Now,! we're there!  I also added in support for the HRG mod, which is technically a separate overlay frame buffer:

who can forget sinus?


But one thing to note is that these bitmaps are in the native resolution of the TRS-80 -- i.e. 384x192 -- and does not consider that those pixels are not square.  For most anticipated uses (e.g. documentation), this is probably fine, but strictly it is not aspect-ratio-correct.  I leave it as an exercise for the user to translate in their own programs to do that correction.  E.g. here is a native cap:

but here is how it looks on a real screen, as fixed up in Photoshop:

The needed transformation is simple:  2x horizontal and 3x vertical.  I could have done this in the emulator code, but it would have made the file size even bigger, and incurred more CPU, so I left that as a post-production exercise when needed.

The file writing activity seems to take a lot of time.  On my UBW32 device, a screen cap takes about 3 sec(?!?!!).  So understand that the entire system will be non-responsive during that time.
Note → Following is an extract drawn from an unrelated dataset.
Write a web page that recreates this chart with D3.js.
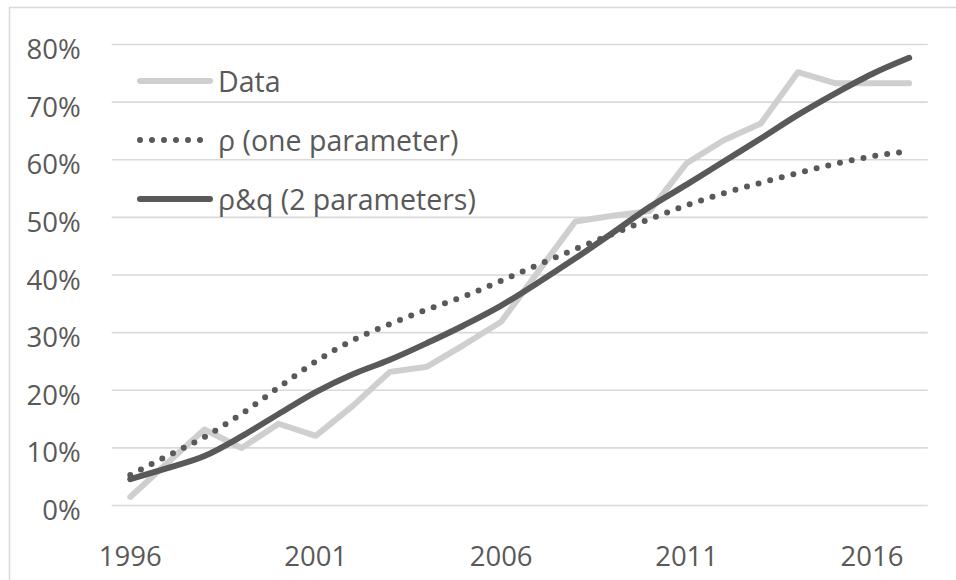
<!DOCTYPE html>
<html>
<head>
<meta charset="utf-8">
<script src="https://cdn.jsdelivr.net/npm/d3@7"></script>
<style>
  html, body { margin: 0; padding: 0; background: #ffffff; }
  svg { display: block; }
  text { font-family: "Open Sans", Lato, sans-serif; fill: #595959; }
</style>
</head>
<body>
<svg id="chart" width="956" height="580"></svg>
<script>
// Years shown on the category axis
const years = ["1996","1997","1998","1999","2000","2001","2002","2003","2004","2005","2006",
               "2007","2008","2009","2010","2011","2012","2013","2014","2015","2016","2017"];

// Observed share
const dataSeries = [1.4, 7.3, 13.1, 9.9, 14.1, 12.0, 17.2, 23.1, 24.0, 27.8, 31.8,
                    40.5, 49.2, 50.2, 51.0, 59.3, 63.3, 66.2, 75.1, 73.2, 73.2, 73.2];

// One-parameter fit (ρ)
const rhoSeries = [5.2, 8.5, 11.8, 15.8, 20.4, 24.9, 28.6, 31.4, 33.9, 36.2, 38.9,
                   41.7, 44.4, 47.0, 49.6, 52.0, 54.1, 55.9, 57.6, 59.2, 60.5, 61.4];

// Two-parameter fit (ρ&q)
const rhoQSeries = [4.5, 6.4, 8.5, 11.9, 15.8, 19.6, 22.7, 25.2, 28.1, 31.2, 34.6,
                    38.6, 42.8, 47.2, 51.7, 55.6, 59.6, 63.6, 67.7, 71.4, 74.8, 77.6];

// Y axis ticks (percent) and labelled years on the X axis
const yTicks = [0, 10, 20, 30, 40, 50, 60, 70, 80];
const xLabels = ["1996", "2001", "2006", "2011", "2016"];

const legendNames = ["Data", "ρ (one parameter)", "ρ&q (2 parameters)"];

const FONT = "'Open Sans', Lato, sans-serif";
const svg = d3.select("#chart");

// chart frame
svg.append("rect")
  .attr("x", 9.5).attr("y", 7.5)
  .attr("width", 980).attr("height", 600)
  .attr("fill", "none")
  .attr("stroke", "#d9d9d9")
  .attr("stroke-width", 1.5);

const plot = { left: 111.7, right: 927.7, top: 44, bottom: 505 };

const x = d3.scaleBand()
  .domain(years)
  .range([plot.left, plot.right]);

const y = d3.scaleLinear()
  .domain([0, 80])
  .range([plot.bottom, plot.top]);

const xc = d => x(d) + x.bandwidth() / 2;

// horizontal gridlines with percent labels
const yAxis = d3.axisLeft(y)
  .tickValues(yTicks)
  .tickSize(-(plot.right - plot.left))
  .tickPadding(31)
  .tickFormat(d => d + "%");

const gy = svg.append("g")
  .attr("transform", `translate(${plot.left},0)`)
  .call(yAxis);
gy.select(".domain").remove();
gy.selectAll(".tick line")
  .attr("stroke", "#d9d9d9")
  .attr("stroke-width", 1.6);
gy.selectAll(".tick text")
  .attr("font-size", 27.5)
  .attr("dy", 14.5)
  .attr("fill", "#595959")
  .style("font-family", FONT);

// year labels
const xAxis = d3.axisBottom(x)
  .tickValues(xLabels)
  .tickSize(0)
  .tickPadding(0);

const gx = svg.append("g")
  .attr("transform", `translate(0,${plot.bottom})`)
  .call(xAxis);
gx.select(".domain").remove();
gx.selectAll(".tick text")
  .attr("font-size", 27.5)
  .attr("y", 61)
  .attr("dy", 0)
  .attr("fill", "#595959")
  .style("font-family", FONT);

const line = d3.line()
  .x((d, i) => xc(years[i]))
  .y(d => y(d));

const smooth = d3.line()
  .x((d, i) => xc(years[i]))
  .y(d => y(d))
  .curve(d3.curveMonotoneX);

const styles = [
  { stroke: "#d0cece", dash: null },
  { stroke: "#595959", dash: "0 12" },
  { stroke: "#595959", dash: null }
];

// observed data
svg.append("path")
  .datum(dataSeries)
  .attr("d", line)
  .attr("fill", "none")
  .attr("stroke", styles[0].stroke)
  .attr("stroke-width", 6)
  .attr("stroke-linejoin", "round")
  .attr("stroke-linecap", "round");

// one-parameter fit
svg.append("path")
  .datum(rhoSeries)
  .attr("d", smooth)
  .attr("fill", "none")
  .attr("stroke", styles[1].stroke)
  .attr("stroke-width", 6)
  .attr("stroke-dasharray", styles[1].dash)
  .attr("stroke-linecap", "round");

// two-parameter fit
svg.append("path")
  .datum(rhoQSeries)
  .attr("d", smooth)
  .attr("fill", "none")
  .attr("stroke", styles[2].stroke)
  .attr("stroke-width", 6)
  .attr("stroke-linejoin", "round")
  .attr("stroke-linecap", "round");

// legend
const legend = svg.append("g");
legendNames.forEach((name, i) => {
  const ly = 81 + i * 59;
  legend.append("line")
    .attr("x1", 140).attr("x2", 210)
    .attr("y1", ly).attr("y2", ly)
    .attr("stroke", styles[i].stroke)
    .attr("stroke-width", 6)
    .attr("stroke-linecap", "round")
    .attr("stroke-dasharray", styles[i].dash);
  legend.append("text")
    .attr("x", 218)
    .attr("y", ly + 10.5)
    .attr("font-size", 28.5)
    .style("font-family", FONT)
    .text(name);
});
</script>
</body>
</html>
The default key binding for screen cap is aF8, but it can be altered in the config file, as with the others:

textcap= F8            #capture text screen buffer (ansi)
textcapu= sF8          #capture text screen buffer (unicode)
bmpcap= aF8            #capture bitmap screen buffer

Future

Maybe I'll implement 4-bit indexed color, and 1-bit monochrome formats.  This should conserve the I/O bandwidth, making of snappier snaps.  The images currently are 200k, but a monochrome would be 9k, and a 4bbp color would be 36k, so there's a real savings.  If it turns out to save execution time, then I might also consider correcting the aspect ratio as well (by doubling hres and tripling vres), but this will sextuple back to the 200k file size for the 4bbp images.